The R4 cartridge was arguably the most popular peripheral ever released for a Nintendo handheld, an upgradeable, rewritable storage device that used custom firmware and an SD card for storage to run homebrew and pirated software on the Nintendo DS. While not quite as widely used as they were just 4 years ago, the R4 was credited as one of the chief reasons third-party publishers couldn’t make a buck on the DS. Aiding in the device’s ubiquity was its ready availability at retailers, especially in Japan. They’ve been outlawed in the U.K. and Japan for years, but those selling them have never faced criminal charges until today. Eurogamer reported on Thursday Japanese police arrested a man for selling the devices. Now how am I going to play Sega Master System games on my DS Lite?

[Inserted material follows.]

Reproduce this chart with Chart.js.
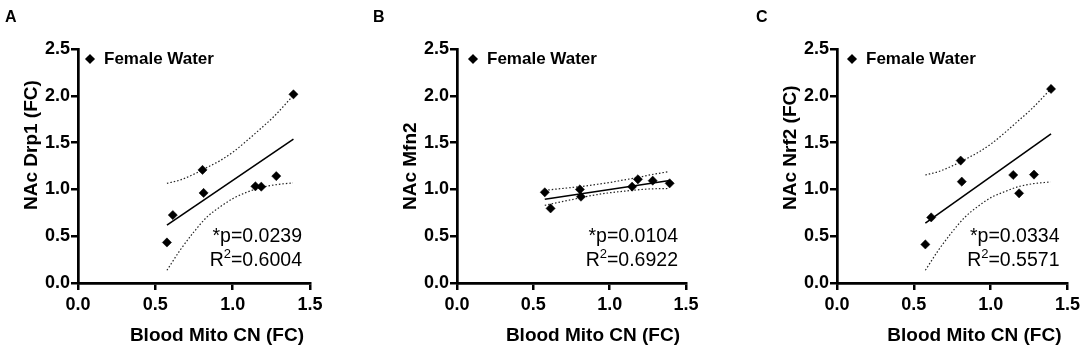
<!DOCTYPE html>
<html>
<head>
<meta charset="utf-8">
<script src="https://cdn.jsdelivr.net/npm/chart.js@4.4.1/dist/chart.umd.min.js"></script>
<style>
  html, body { margin: 0; padding: 0; background: #fff; }
  #wrap { position: relative; width: 1084px; height: 346px; overflow: hidden; }
  .panel { position: absolute; top: 0; height: 346px; }
</style>
</head>
<body>
<div id="wrap">
  <div class="panel" style="left:0;width:360px"><canvas id="chartA" width="360" height="346"></canvas></div>
  <div class="panel" style="left:360px;width:360px"><canvas id="chartB" width="360" height="346"></canvas></div>
  <div class="panel" style="left:720px;width:364px"><canvas id="chartC" width="364" height="346"></canvas></div>
</div>
<script>
// Blood mito copy number (x) for the 8 female water animals
const mitoCN = [0.575, 0.613, 0.805, 0.812, 1.147, 1.185, 1.282, 1.393];
const drp1 = [0.433, 0.726, 1.208, 0.962, 1.033, 1.029, 1.142, 2.016];
const mfn2 = [0.969, 0.797, 1.000, 0.922, 1.029, 1.108, 1.093, 1.065];
const nrf2 = [0.412, 0.701, 1.308, 1.083, 1.154, 0.958, 1.158, 2.073];

// fitted line ends + 95% band
const fitX = [0.575, 1.393];
const fitDrp1 = [0.618, 1.537];
const fitMfn2 = [0.894, 1.095];
const fitNrf2 = [0.640, 1.594];

const bandX = [0.575, 0.66, 0.75, 0.835, 0.92, 1.005, 1.09, 1.18, 1.265, 1.39];
const drp1Upper = [1.065, 1.10, 1.163, 1.235, 1.309, 1.402, 1.518, 1.648, 1.776, 2.0];
const drp1Lower = [0.136, 0.350, 0.547, 0.707, 0.815, 0.905, 0.969, 1.018, 1.047, 1.07];
const mfn2Upper = [0.99, 1.005, 1.02, 1.035, 1.055, 1.075, 1.10, 1.125, 1.155, 1.19];
const mfn2Lower = [0.83, 0.86, 0.89, 0.92, 0.945, 0.965, 0.98, 0.995, 1.005, 1.01];
const nrf2Upper = [1.154, 1.19, 1.251, 1.322, 1.397, 1.489, 1.603, 1.733, 1.857, 2.07];
const nrf2Lower = [0.136, 0.350, 0.547, 0.707, 0.822, 0.915, 0.975, 1.029, 1.058, 1.08];

const xTicks = [0, 0.5, 1.0, 1.5];
const yTicks = [0, 0.5, 1.0, 1.5, 2.0, 2.5];

const seriesName = 'Female Water';
const xTitle = 'Blood Mito CN (FC)';

const FONT = '"Liberation Sans", Arial, Helvetica, sans-serif';
Chart.defaults.font.family = FONT;
Chart.defaults.color = '#000';

const toXY = (xs, ys) => xs.map((x, i) => ({ x: x, y: ys[i] }));

// text overlay: panel letter, axis titles, legend entry, stats
const panelText = {
  id: 'panelText',
  afterDraw(chart, args, opts) {
    const ctx = chart.ctx;
    const a = chart.chartArea;
    ctx.save();
    ctx.fillStyle = '#000';

    ctx.font = 'bold 16px ' + FONT;
    ctx.textAlign = 'left';
    ctx.textBaseline = 'alphabetic';
    ctx.fillText(opts.letter, opts.letterX, 22);

    // y title, bottom-anchored like the original
    ctx.save();
    ctx.font = 'bold 19px ' + FONT;
    ctx.translate(a.left - 41, 210);
    ctx.rotate(-Math.PI / 2);
    ctx.textAlign = 'left';
    ctx.fillText(opts.yTitle, 0, 0);
    ctx.restore();

    ctx.font = 'bold 19px ' + FONT;
    ctx.textAlign = 'right';
    ctx.fillText(xTitle, a.right - 6, 341);

    // legend
    const mx = a.left + opts.legendDx, my = 59;
    Chart.helpers.drawPoint(ctx, { pointStyle: 'rectRot', radius: 4.8, borderWidth: 0 }, mx, my);
    ctx.fill();
    ctx.font = 'bold 17px ' + FONT;
    ctx.textAlign = 'left';
    ctx.textBaseline = 'middle';
    ctx.fillText(chart.data.datasets[0].label, mx + 14, my);

    // stats
    const rx = a.right - 8;
    ctx.textBaseline = 'alphabetic';
    ctx.font = '19.5px ' + FONT;
    ctx.textAlign = 'right';
    ctx.fillText(opts.p, rx, 242);
    const tail = '=' + opts.r2;
    const wTail = ctx.measureText(tail).width;
    ctx.font = '13px ' + FONT;
    const wSup = ctx.measureText('2').width;
    ctx.fillText('2', rx - wTail, 258);
    ctx.font = '19.5px ' + FONT;
    ctx.fillText(tail, rx, 266);
    ctx.fillText('R', rx - wTail - wSup, 266);
    ctx.restore();
  }
};

function makePanel(id, yVals, fitY, upper, lower, text, leftW, rightPad) {
  new Chart(document.getElementById(id), {
    type: 'scatter',
    data: {
      datasets: [
        {
          label: seriesName,
          data: toXY(mitoCN, yVals),
          pointStyle: 'rectRot',
          pointRadius: 4.6,
          backgroundColor: '#000',
          borderColor: '#000',
          borderWidth: 0.5
        },
        {
          data: toXY(fitX, fitY),
          showLine: true,
          borderColor: '#000',
          borderWidth: 1.6,
          pointRadius: 0
        },
        {
          data: toXY(bandX, upper),
          showLine: true,
          cubicInterpolationMode: 'monotone',
          borderColor: '#222',
          borderWidth: 1.2,
          borderDash: [1.5, 2],
          pointRadius: 0
        },
        {
          data: toXY(bandX, lower),
          showLine: true,
          cubicInterpolationMode: 'monotone',
          borderColor: '#222',
          borderWidth: 1.2,
          borderDash: [1.5, 2],
          pointRadius: 0
        }
      ]
    },
    options: {
      responsive: false,
      animation: false,
      events: [],
      devicePixelRatio: 1,
      layout: { padding: { left: 0, right: rightPad, top: 49, bottom: 0 } },
      plugins: {
        legend: { display: false },
        tooltip: { enabled: false },
        panelText: text
      },
      scales: {
        x: {
          type: 'linear',
          min: 0,
          max: 1.5,
          afterBuildTicks: (s) => { s.ticks = xTicks.map(v => ({ value: v })); },
          afterFit: (s) => { s.height = 63; },
          ticks: {
            padding: 4,
            font: { size: 18, weight: 'bold' },
            color: '#000',
            callback: (v) => v.toFixed(1)
          },
          grid: { drawOnChartArea: false, drawTicks: true, tickLength: 7, color: '#000', lineWidth: 2.5 },
          border: { display: true, color: '#000', width: 2.7 }
        },
        y: {
          type: 'linear',
          min: 0,
          max: 2.5,
          afterBuildTicks: (s) => { s.ticks = yTicks.map(v => ({ value: v })); },
          afterFit: (s) => { s.width = leftW; },
          ticks: {
            padding: 1,
            font: { size: 18, weight: 'bold' },
            color: '#000',
            callback: (v) => v.toFixed(1)
          },
          grid: { drawOnChartArea: false, drawTicks: true, tickLength: 7, color: '#000', lineWidth: 2.5 },
          border: { display: true, color: '#000', width: 2.7 }
        }
      }
    },
    plugins: [panelText]
  });
}

makePanel('chartA', drp1, fitDrp1, drp1Upper, drp1Lower,
  { letter: 'A', letterX: 5, yTitle: 'NAc Drp1 (FC)', legendDx: 12, p: '*p=0.0239', r2: '0.6004' }, 78, 50);
makePanel('chartB', mfn2, fitMfn2, mfn2Upper, mfn2Lower,
  { letter: 'B', letterX: 13, yTitle: 'NAc Mfn2', legendDx: 16, p: '*p=0.0104', r2: '0.6922' }, 97, 34);
makePanel('chartC', nrf2, fitNrf2, nrf2Upper, nrf2Lower,
  { letter: 'C', letterX: 36, yTitle: 'NAc Nrf2 (FC)', legendDx: 15, p: '*p=0.0334', r2: '0.5571' }, 117, 15);
</script>
</body>
</html>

* Silicon Knights loses to Epic
Following up last week’s report, Ontario-based Silicon Knights lost its 5-year battle against Epic Games on Wednesday. The Eternal Darkness: Sanity’s Requiem and Too Human studio sued Epic in 2007 claiming that the Gears of War studio intentionally provided it with an incomplete version of Unreal Engine 3, withholding updated technology from licensees. The case finally went to trial in North Carolina this month and the jury found in favor of Epic on all all counts. Epic vice president Mark Rein spread the news via Twitter. Doubly bad for Silicon Knights though is that the jury found in favor of Epic’s counter suits as well, with the Canadian studio having to pay $4.45 million in damages to Unreal makers and likely having to cover legal fees as well.
Silicon Knights was forced to layoff more than half its staff in November 2011. With these new costs, it’s difficult to imagine the studio will stay open much longer.